Начальник Отдела философии, психологии, социологии Российского гуманитарного научного фонда Александр Огурцов в своем выступлении «Холокост и нацистская мегамашина зла» говорил о том, что к трагедии привело презрение разума и признание верховенства оккультизма, сознательное культивирование «натуралистического расового мифа». В нацистской Германии была создана чудовищная, античеловеческая мегамашина уничтожения целых народностей — евреев, цыган, славян, то есть государственная машина зла, охватывающая все стороны жизни страны. Она была движима юдофобством и антисемитизмом, но этого ответа, по мнению А. Огурцова недостаточно. Антисемитизм в период господства национал-социализма превратился в расизм, базировался на расовом мифе и стал «варварской государственной политикой».

Ученый также отмечал, что нельзя «сопрягать» идеологию и практику нацизма только с юдофобством, присущим и ряду христианских теологов, в противном случае происходит вольная или невольная «христианизация» национал-социализма, превращение его лишь в одно из антииудаистских движений. Также неправомерно отождествление идеологии и практики национал-социализма с экономическим и политическим антисемитизмом, или данное Э. Фроммом объяснение нацизма некрофильским характером его лидеров, проявляющимся в том, что единственный путь разрешения проблем и конфликтов усматривался ими в насилии15.

А. Огурцов не без оснований полагал, что «объяснение нацистской мегамашины зла следует искать в том, что нацистская идеология была государственной идеологией “нового язычества”, противостоящего и иудаизму, и христианству». Неоязычество нацизма было выражено не только в его расовой мифологии, не только в тяготении к мифологии древних римлян или германцев, но и в обращении к оккультизму и магическим культам Востока. Впервые в истории человечества антисемитизм стал приоритетной целью нацистского государства и его репрессивнотеррористической политики, а «исток этой государственной политики» находился «в расовой мифологии, обращающейся к оккультизму и к восточным культам в качестве своего обоснования»16.

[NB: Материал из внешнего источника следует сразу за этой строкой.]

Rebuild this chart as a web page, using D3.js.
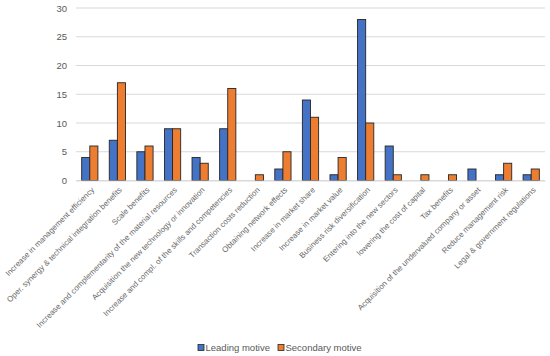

Важный вклад в осмысление проблемы внесли организованные Высшей религиозно-философской школой в 1997–1998 гг. в Санкт-Петербурге две международные научные конференции «Богословие после Освенцима и его связь с богословием после Гулага: следствие и выводы». Помимо ученых, богословов, ветеранов Второй мировой войны, узников концлагерей и гетто, в этих конференциях участвовали представители различных конфессий, в том числе православные священнослужители, например игумен Иннокентий (Павлов).

Среди них был известный церковный историк протоиерей Сергий Гаккель, прочитавший доклад «Как соотносится западное богословие после Освенцима с мышлением и богослужебной жизнью Русской Православной Церкви?», в котором отметил: «Нам предстоит еще долгий путь. На сегодняшний день православные России еще не извлекли серьезного урока из Катастрофы, последствия Катастрофы не приблизили их к еврейскому народу. В отличие от западного мира, Холокост не помог им ближе увидеть значимость и красоту иудейской веры. А это в свою очередь мешает им увидеть полноту собственной веры»17.

В конце доклада отец Сергий привел слова греческого митрополита в Швейцарии Дамаскина, произнесенные на III Международном съезде иудеев и православных христиан (1993 г.): «Православное христианство, сказал митрополит, признает в “богословии, антропологии и космологии иудаизма основные элементы своего учения”. Владыка Дамаскин подкрепил свое заявление словами об “искреннем почитании не только Ветхого Завета, но и духовного опыта избранного народа в божественной икономии человеского спасения”. Духовного опыта избранного народа, который, мог бы он прибавить, должен включать и Катастрофу, Шоа»18.